Monday, 8 December 2014

Cornwall needs politicians to care and not just in election leaflets

I'm sure I'm not the only one that has a recycling bag filled with glossy pamphlets, leaflets and sales pitches from politicians. Looking through them, you'd think Cornwall has a bright future the fundamental issues are all addressed. The low wage economy, high house prices, second homes, the saddecline of traditional industries like fishing and agriculture and the lack of support of small businesses, over-development and the list goes on. MPs and prospective MPs know what needs to change, it's not a question of misunderstanding Cornwall, but yet nothing changes?
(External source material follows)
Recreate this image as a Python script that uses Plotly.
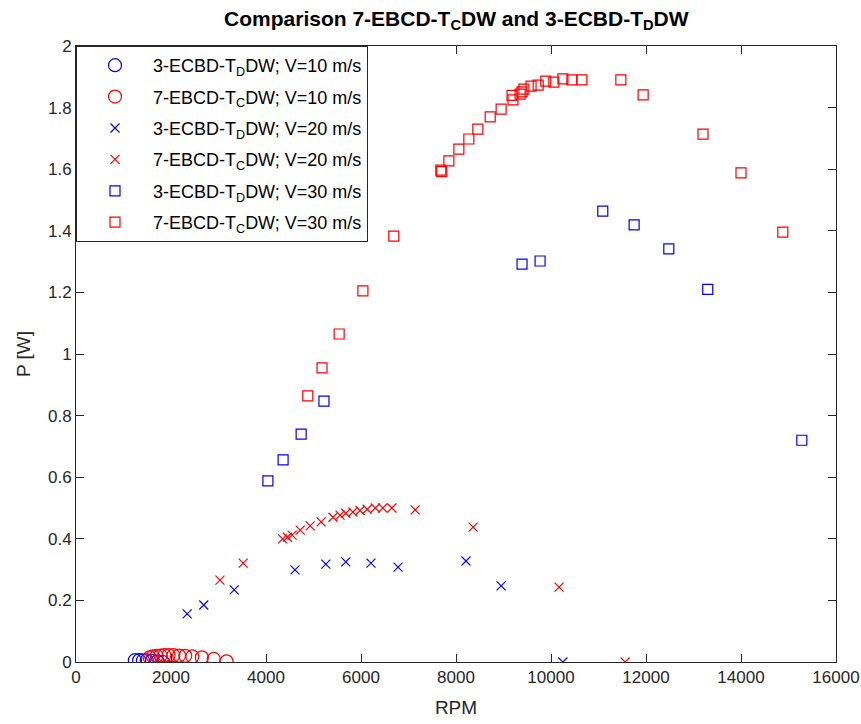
import plotly.graph_objects as go

# 3-ECBD-T_D DW rotor
ecbd_rpm_10 = [1240, 1330, 1410, 1490, 1600, 1710, 1830]
ecbd_p_10 = [0.006, 0.006, 0.005, 0.005, 0.004, 0.002, 0.0]
ecbd_rpm_20 = [2340, 2690, 3330, 4610, 5260, 5680, 6210, 6780, 8210, 8950, 10250]
ecbd_p_20 = [0.156, 0.185, 0.234, 0.299, 0.318, 0.325, 0.321, 0.308, 0.328, 0.247, 0.0]
ecbd_rpm_30 = [4040, 4360, 4740, 5220, 9390, 9770, 11090, 11750, 12480, 13300, 15280]
ecbd_p_30 = [0.588, 0.656, 0.740, 0.847, 1.292, 1.302, 1.464, 1.419, 1.341, 1.210, 0.720]

# 7-EBCD-T_C DW rotor
ebcd_rpm_10 = [1550, 1620, 1700, 1780, 1860, 1950, 2050, 2170, 2300, 2450, 2650, 2900, 3170]
ebcd_p_10 = [0.015, 0.018, 0.020, 0.021, 0.022, 0.022, 0.022, 0.021, 0.020, 0.018, 0.015, 0.010, 0.002]
ebcd_rpm_20 = [3030, 3520, 4350, 4450, 4550, 4720, 4930, 5160, 5410, 5560, 5680, 5830,
               5980, 6130, 6300, 6460, 6650, 7140, 8360, 10170, 11560]
ebcd_p_20 = [0.266, 0.321, 0.400, 0.405, 0.412, 0.428, 0.442, 0.455, 0.470, 0.477, 0.483, 0.487,
             0.492, 0.496, 0.500, 0.500, 0.500, 0.494, 0.438, 0.243, 0.0]
ebcd_rpm_30 = [4880, 5180, 5540, 6040, 6690, 7680, 7700, 7850, 8060, 8270, 8460, 8720, 8950,
               9180, 9200, 9350, 9390, 9430, 9580, 9730, 9890, 10060, 10250, 10440, 10650,
               11470, 11940, 13200, 14000, 14880]
ebcd_p_30 = [0.864, 0.955, 1.065, 1.205, 1.383, 1.597, 1.592, 1.627, 1.665, 1.698, 1.730, 1.770, 1.795,
             1.840, 1.825, 1.844, 1.851, 1.860, 1.870, 1.873, 1.886, 1.883, 1.893, 1.890, 1.890,
             1.890, 1.841, 1.714, 1.588, 1.396]

BLUE = "rgb(0,0,255)"
RED = "rgb(255,0,0)"
FONT = "Arial, Liberation Sans, sans-serif"

series = [
    (ecbd_rpm_10, ecbd_p_10, "3-ECBD-T<sub>D</sub>DW; V=10 m/s", BLUE, "circle-open", 13),
    (ebcd_rpm_10, ebcd_p_10, "7-EBCD-T<sub>C</sub>DW; V=10 m/s", RED, "circle-open", 13),
    (ecbd_rpm_20, ecbd_p_20, "3-ECBD-T<sub>D</sub>DW; V=20 m/s", BLUE, "x-thin-open", 9),
    (ebcd_rpm_20, ebcd_p_20, "7-EBCD-T<sub>C</sub>DW; V=20 m/s", RED, "x-thin-open", 9),
    (ecbd_rpm_30, ecbd_p_30, "3-ECBD-T<sub>D</sub>DW; V=30 m/s", BLUE, "square-open", 10),
    (ebcd_rpm_30, ebcd_p_30, "7-EBCD-T<sub>C</sub>DW; V=30 m/s", RED, "square-open", 10),
]

fig = go.Figure()
for i, (xs, ys, name, color, symbol, size) in enumerate(series):
    fig.add_trace(go.Scatter(
        x=xs, y=ys, mode="markers", name=name, legendgroup=f"g{i}",
        marker=dict(symbol=symbol, size=size, color=color,
                    line=dict(color=color, width=1.2)),
    ))

axis_common = dict(
    showgrid=False, zeroline=False, showline=True, linecolor="#262626", linewidth=1,
    mirror="ticks", ticks="inside", ticklen=8, tickcolor="#262626", automargin=False,
    tickfont=dict(family=FONT, size=17, color="#262626"),
)

fig.update_layout(
    width=861, height=724,
    margin=dict(l=76, r=25, t=46, b=62),
    paper_bgcolor="white", plot_bgcolor="white",
    title=dict(
        text="<b>Comparison 7-EBCD-T<sub>C</sub>DW and 3-ECBD-T<sub>D</sub>DW</b>",
        x=0.53, xanchor="center", y=0.985, yanchor="top",
        font=dict(family=FONT, size=21, color="black"),
    ),
    xaxis=dict(range=[0, 16000], dtick=2000, tickformat="d",
               title=dict(text="RPM", font=dict(family=FONT, size=19, color="#262626"), standoff=14),
               **axis_common),
    yaxis=dict(range=[0, 2], dtick=0.2,
               title=dict(text="P [W]", font=dict(family=FONT, size=19, color="#262626"), standoff=12),
               **axis_common),
    legend=dict(
        x=0, y=1, xanchor="left", yanchor="top",
        bgcolor="white", bordercolor="#262626", borderwidth=1,
        font=dict(family=FONT, size=18, color="black"),
        itemwidth=66, tracegroupgap=5,
    ),
    showlegend=True,
)

fig.write_html("out.html")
I could have written this blog and talked about this 5 years ago or 10 years ago or at any point during my lifetime and anywhere in Cornwall. The same leaflets were sent around then, slightly different pictures granted but the same issues over and over again. Like Groundhog day without the charm and humour of Bill Murray and the slight variations of the theme are far from humour and are to the detriment of Cornwall.

I just feel a sheer sense of frustration that nothing ever happens, that change is so hard to come by. It's almost like a conspiracy of ineptitude no matter who we send to Westminster, Tory, Lib Dem or Labour. Especially now when we have 6 Cornish MPs at 'the heart of Westminster' all in the ruling coalition. What exactly is the problem? Is it just a cynical attempt to garner votes? Do they not really care about these fundamental issues?

Please readers do me a favour if the suits from the big parties call, ask them what exactly they do when they go to Westminster? are they not trying or just don't care when they've got people's votes?

Come polling day think about what you would like to change and ask yourself will the person I elect do that, or even bother?